TASK: Starting with the line that contains "Clone this diagram in TikZ.", copy each line exactly through the end of the listing, and omit all pictures.

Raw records
===============
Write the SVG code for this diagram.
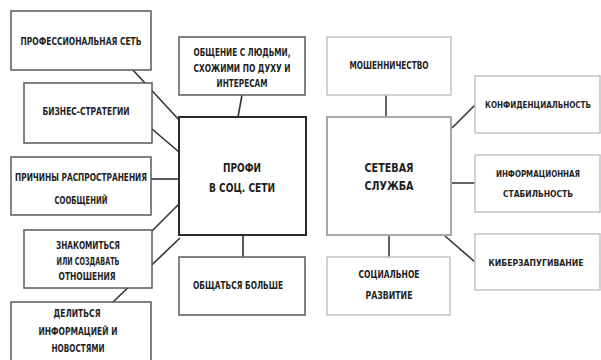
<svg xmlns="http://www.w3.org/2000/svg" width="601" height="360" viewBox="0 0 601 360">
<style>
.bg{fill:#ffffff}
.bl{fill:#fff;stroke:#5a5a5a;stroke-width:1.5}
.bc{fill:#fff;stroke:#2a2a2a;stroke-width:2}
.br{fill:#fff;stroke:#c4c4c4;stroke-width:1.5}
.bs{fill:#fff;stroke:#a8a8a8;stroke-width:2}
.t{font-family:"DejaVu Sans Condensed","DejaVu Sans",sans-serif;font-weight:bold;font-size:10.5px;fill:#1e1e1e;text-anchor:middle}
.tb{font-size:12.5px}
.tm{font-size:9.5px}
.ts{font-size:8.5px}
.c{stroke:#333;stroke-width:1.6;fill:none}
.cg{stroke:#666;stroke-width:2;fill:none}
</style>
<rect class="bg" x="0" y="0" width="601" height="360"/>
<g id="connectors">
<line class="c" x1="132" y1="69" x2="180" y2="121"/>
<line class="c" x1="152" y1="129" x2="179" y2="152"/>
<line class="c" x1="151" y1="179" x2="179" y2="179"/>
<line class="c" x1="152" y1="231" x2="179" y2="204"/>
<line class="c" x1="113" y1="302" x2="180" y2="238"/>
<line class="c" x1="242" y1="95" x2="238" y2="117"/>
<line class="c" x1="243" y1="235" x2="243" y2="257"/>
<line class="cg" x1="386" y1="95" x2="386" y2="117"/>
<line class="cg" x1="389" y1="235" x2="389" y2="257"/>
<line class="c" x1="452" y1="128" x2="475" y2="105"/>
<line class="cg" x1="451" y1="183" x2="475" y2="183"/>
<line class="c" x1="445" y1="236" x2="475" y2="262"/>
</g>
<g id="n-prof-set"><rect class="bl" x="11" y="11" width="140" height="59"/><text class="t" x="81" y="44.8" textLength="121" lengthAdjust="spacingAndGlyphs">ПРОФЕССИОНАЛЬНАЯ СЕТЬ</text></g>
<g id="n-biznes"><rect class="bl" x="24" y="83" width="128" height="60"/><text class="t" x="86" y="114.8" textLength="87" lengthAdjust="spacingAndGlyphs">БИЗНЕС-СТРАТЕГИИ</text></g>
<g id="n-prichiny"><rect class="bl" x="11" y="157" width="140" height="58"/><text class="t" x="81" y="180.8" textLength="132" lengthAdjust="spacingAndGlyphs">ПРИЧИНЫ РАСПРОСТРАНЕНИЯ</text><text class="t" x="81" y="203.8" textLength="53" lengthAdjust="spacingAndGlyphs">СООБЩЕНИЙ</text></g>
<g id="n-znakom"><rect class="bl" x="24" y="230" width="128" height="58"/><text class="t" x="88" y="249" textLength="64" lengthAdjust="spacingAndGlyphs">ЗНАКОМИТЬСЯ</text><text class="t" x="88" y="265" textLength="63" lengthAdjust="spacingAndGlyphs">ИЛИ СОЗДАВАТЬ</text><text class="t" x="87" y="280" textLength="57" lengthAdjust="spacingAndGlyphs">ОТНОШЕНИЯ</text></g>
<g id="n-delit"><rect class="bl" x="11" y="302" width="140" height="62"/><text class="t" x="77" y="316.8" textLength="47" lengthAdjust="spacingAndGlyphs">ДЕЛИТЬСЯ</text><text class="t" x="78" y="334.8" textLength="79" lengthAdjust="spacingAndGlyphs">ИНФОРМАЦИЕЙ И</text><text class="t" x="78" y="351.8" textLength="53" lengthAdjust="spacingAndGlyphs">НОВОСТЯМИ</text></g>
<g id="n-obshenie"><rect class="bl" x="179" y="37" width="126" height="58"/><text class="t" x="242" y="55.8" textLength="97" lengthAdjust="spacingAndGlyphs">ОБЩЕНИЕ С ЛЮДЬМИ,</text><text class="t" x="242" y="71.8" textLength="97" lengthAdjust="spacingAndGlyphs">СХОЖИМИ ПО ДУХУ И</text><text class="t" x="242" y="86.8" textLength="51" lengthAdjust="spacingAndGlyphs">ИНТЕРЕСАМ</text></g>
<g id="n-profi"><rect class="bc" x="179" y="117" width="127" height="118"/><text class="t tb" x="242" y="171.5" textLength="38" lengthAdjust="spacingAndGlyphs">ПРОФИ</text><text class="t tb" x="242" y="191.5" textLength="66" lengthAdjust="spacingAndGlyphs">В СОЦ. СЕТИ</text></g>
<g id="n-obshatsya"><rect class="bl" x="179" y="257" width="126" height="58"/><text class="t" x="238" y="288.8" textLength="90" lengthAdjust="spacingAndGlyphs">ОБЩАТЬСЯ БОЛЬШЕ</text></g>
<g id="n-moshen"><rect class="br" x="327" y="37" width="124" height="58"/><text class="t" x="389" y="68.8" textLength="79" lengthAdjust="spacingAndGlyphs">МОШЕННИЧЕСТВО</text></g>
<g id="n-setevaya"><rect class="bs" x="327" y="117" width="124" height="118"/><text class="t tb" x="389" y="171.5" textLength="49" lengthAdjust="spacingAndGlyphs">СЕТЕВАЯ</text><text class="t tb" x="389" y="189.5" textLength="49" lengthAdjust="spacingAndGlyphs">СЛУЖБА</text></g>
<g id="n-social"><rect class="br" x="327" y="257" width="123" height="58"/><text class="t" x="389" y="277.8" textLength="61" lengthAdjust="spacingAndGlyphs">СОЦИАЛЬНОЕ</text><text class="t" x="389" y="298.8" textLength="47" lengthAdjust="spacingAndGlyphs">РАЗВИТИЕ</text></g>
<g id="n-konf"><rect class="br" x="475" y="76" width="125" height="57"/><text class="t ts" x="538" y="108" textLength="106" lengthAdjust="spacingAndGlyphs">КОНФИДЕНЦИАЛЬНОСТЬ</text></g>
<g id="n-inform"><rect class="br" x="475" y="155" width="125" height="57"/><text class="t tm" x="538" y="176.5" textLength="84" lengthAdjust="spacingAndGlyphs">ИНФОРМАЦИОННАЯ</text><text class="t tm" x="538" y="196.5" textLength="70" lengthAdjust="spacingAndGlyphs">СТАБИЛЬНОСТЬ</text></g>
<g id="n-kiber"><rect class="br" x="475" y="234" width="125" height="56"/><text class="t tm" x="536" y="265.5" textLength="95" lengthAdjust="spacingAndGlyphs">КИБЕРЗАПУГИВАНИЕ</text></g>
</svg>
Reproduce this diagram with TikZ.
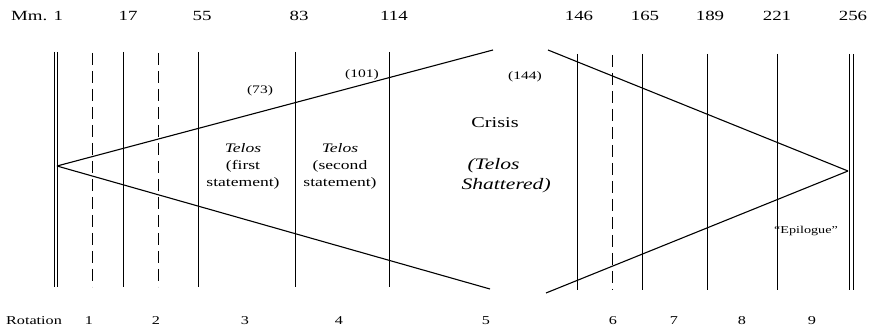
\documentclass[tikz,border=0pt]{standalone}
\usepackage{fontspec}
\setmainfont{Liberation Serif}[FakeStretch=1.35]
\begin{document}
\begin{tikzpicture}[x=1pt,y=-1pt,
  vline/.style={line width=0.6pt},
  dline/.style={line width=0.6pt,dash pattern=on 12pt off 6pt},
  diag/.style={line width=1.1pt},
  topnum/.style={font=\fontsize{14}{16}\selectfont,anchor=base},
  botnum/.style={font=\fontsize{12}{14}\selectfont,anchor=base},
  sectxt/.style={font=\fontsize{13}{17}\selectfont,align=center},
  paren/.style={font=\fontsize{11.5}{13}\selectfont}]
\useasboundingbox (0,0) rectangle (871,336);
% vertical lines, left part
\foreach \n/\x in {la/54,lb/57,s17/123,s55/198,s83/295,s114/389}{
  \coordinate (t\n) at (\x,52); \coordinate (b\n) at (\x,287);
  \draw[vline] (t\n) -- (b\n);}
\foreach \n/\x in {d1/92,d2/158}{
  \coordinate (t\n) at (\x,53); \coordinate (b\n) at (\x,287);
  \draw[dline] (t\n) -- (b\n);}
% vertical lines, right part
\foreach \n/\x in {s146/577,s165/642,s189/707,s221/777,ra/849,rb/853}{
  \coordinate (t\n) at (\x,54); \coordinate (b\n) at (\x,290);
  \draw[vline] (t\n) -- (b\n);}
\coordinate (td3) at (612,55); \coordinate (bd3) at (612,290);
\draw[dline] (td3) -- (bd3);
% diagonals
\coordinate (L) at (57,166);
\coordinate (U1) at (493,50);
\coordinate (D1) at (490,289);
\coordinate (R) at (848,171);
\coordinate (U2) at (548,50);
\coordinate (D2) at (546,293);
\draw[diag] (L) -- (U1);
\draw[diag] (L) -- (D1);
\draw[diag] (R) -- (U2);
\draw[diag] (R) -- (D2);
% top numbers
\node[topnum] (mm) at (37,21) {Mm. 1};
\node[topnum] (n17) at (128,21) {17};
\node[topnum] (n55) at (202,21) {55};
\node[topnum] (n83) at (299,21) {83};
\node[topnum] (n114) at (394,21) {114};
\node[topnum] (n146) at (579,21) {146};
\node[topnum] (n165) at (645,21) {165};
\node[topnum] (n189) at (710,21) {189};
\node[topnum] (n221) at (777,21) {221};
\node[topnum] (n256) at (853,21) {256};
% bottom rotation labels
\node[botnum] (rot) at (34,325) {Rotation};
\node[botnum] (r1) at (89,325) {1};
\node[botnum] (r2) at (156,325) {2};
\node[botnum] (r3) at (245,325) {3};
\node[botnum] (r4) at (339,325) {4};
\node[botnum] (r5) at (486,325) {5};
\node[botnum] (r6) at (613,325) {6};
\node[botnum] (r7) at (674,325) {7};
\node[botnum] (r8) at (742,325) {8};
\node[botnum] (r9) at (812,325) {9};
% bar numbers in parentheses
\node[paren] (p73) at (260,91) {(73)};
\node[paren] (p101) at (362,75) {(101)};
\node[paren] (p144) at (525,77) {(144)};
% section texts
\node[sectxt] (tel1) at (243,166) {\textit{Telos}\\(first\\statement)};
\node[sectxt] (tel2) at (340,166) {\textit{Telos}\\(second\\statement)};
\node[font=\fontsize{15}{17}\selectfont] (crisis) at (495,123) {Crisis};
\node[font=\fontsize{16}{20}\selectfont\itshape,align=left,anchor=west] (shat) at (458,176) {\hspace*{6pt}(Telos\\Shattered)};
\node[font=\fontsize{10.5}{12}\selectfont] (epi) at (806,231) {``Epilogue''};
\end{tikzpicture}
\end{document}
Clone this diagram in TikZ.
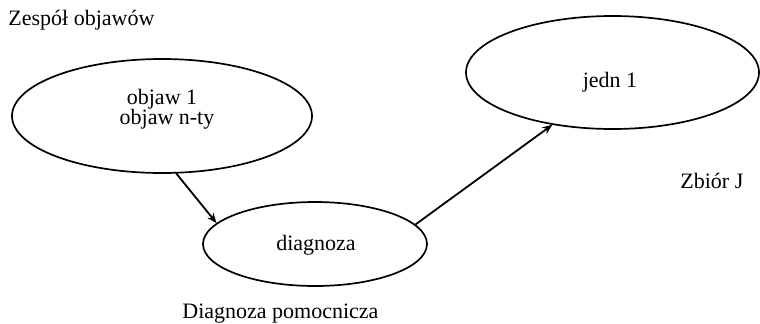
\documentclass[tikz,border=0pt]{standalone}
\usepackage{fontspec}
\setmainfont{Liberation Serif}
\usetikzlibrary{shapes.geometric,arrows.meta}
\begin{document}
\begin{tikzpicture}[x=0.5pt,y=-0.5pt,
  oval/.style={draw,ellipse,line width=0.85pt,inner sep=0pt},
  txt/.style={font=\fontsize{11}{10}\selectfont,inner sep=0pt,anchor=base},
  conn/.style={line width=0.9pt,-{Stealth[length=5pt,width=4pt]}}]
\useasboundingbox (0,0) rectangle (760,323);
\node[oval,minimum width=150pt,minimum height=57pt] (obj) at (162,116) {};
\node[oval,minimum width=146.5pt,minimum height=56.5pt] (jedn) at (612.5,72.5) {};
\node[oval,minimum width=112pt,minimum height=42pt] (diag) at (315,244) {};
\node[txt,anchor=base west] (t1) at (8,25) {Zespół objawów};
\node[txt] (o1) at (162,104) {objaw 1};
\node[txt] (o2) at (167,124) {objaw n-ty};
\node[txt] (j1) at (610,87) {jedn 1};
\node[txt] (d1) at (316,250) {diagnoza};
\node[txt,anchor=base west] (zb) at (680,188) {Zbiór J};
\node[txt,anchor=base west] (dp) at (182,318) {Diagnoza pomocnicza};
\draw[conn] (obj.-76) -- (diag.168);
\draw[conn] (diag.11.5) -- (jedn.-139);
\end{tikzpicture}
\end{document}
===============
CORRECT RESULT:
Clone this diagram in TikZ.
\documentclass[tikz,border=0pt]{standalone}
\usepackage{fontspec}
\setmainfont{Liberation Serif}
\usetikzlibrary{shapes.geometric,arrows.meta}
\begin{document}
\begin{tikzpicture}[x=0.5pt,y=-0.5pt,
  oval/.style={draw,ellipse,line width=0.85pt,inner sep=0pt},
  txt/.style={font=\fontsize{11}{10}\selectfont,inner sep=0pt,anchor=base},
  conn/.style={line width=0.9pt,-{Stealth[length=5pt,width=4pt]}}]
\useasboundingbox (0,0) rectangle (760,323);
\node[oval,minimum width=150pt,minimum height=57pt] (obj) at (162,116) {};
\node[oval,minimum width=146.5pt,minimum height=56.5pt] (jedn) at (612.5,72.5) {};
\node[oval,minimum width=112pt,minimum height=42pt] (diag) at (315,244) {};
\node[txt,anchor=base west] (t1) at (8,25) {Zespół objawów};
\node[txt] (o1) at (162,104) {objaw 1};
\node[txt] (o2) at (167,124) {objaw n-ty};
\node[txt] (j1) at (610,87) {jedn 1};
\node[txt] (d1) at (316,250) {diagnoza};
\node[txt,anchor=base west] (zb) at (680,188) {Zbiór J};
\node[txt,anchor=base west] (dp) at (182,318) {Diagnoza pomocnicza};
\draw[conn] (obj.-76) -- (diag.168);
\draw[conn] (diag.11.5) -- (jedn.-139);
\end{tikzpicture}
\end{document}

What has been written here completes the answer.